Without the pictures, extract every line from the start of the material to the line containing "color='#404040')", both ends included.

--- BEGIN Data lines ---

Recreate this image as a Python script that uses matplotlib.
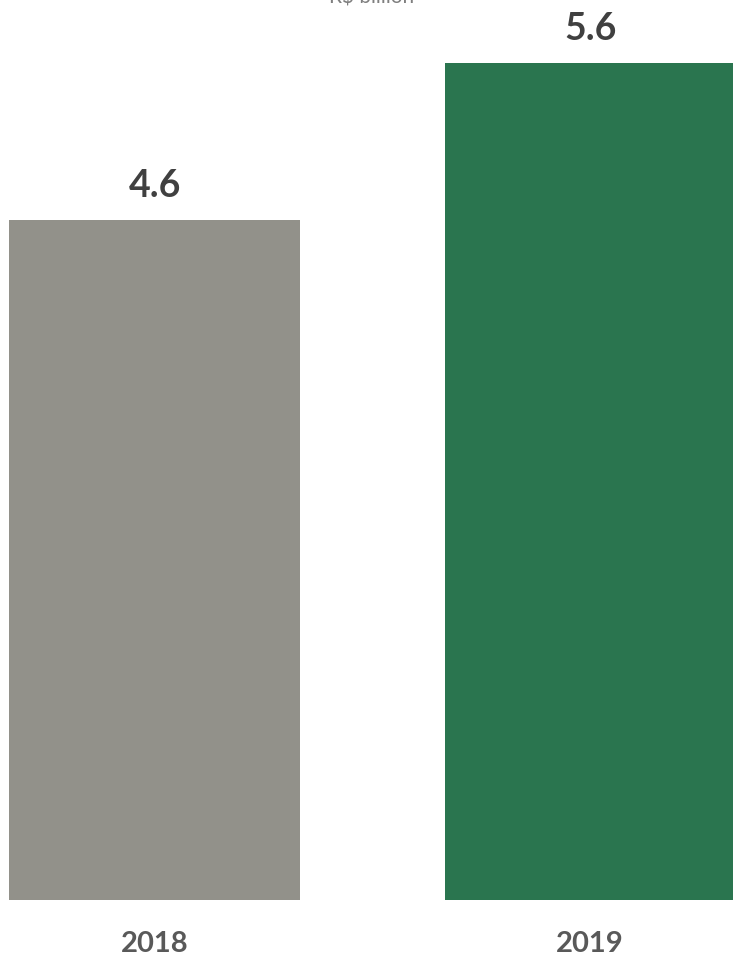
import matplotlib
matplotlib.use('Agg')
import matplotlib.pyplot as plt

years = ['2018', '2019']
values = [4.56, 5.61]
value_labels = ['4.6', '5.6']
bar_colors = ['#92918A', '#2A754F']

plt.rcParams['font.family'] = ['Lato', 'DejaVu Sans']

fig = plt.figure(figsize=(7.33, 9.56), dpi=100)
ax = fig.add_axes([0, 0, 1, 1])

x = range(len(years))
bars = ax.bar(x, values, width=0.668, color=bar_colors)

# value labels above bars
for b, lab in zip(bars, value_labels):
    ax.annotate(lab, (b.get_x() + b.get_width() / 2, b.get_height()),
                xytext=(0, 12), textcoords='offset points',
                ha='center', va='bottom', fontsize=27, fontweight='bold',
                color='#404040')

# year labels below bars
for xi, yr in zip(x, years):
    ax.annotate(yr, (xi, 0), xytext=(0, -22), textcoords='offset points',
                ha='center', va='top', fontsize=21, fontweight='bold',
                color='#595959')

ax.set_xlim(-0.355, 1.328)
ax.set_ylim(-0.375, 6.032)
ax.axis('off')

fig.text(372 / 733, 1 - 3 / 956, 'R$ billion', ha='center', va='baseline',
         fontsize=15, color='#7F7F7F')

fig.savefig('out.png', dpi=100)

--- END Data lines ---

# Final answer
Recreate this image as a Python script that uses matplotlib.
import matplotlib
matplotlib.use('Agg')
import matplotlib.pyplot as plt

years = ['2018', '2019']
values = [4.56, 5.61]
value_labels = ['4.6', '5.6']
bar_colors = ['#92918A', '#2A754F']

plt.rcParams['font.family'] = ['Lato', 'DejaVu Sans']

fig = plt.figure(figsize=(7.33, 9.56), dpi=100)
ax = fig.add_axes([0, 0, 1, 1])

x = range(len(years))
bars = ax.bar(x, values, width=0.668, color=bar_colors)

# value labels above bars
for b, lab in zip(bars, value_labels):
    ax.annotate(lab, (b.get_x() + b.get_width() / 2, b.get_height()),
                xytext=(0, 12), textcoords='offset points',
                ha='center', va='bottom', fontsize=27, fontweight='bold',
                color='#404040')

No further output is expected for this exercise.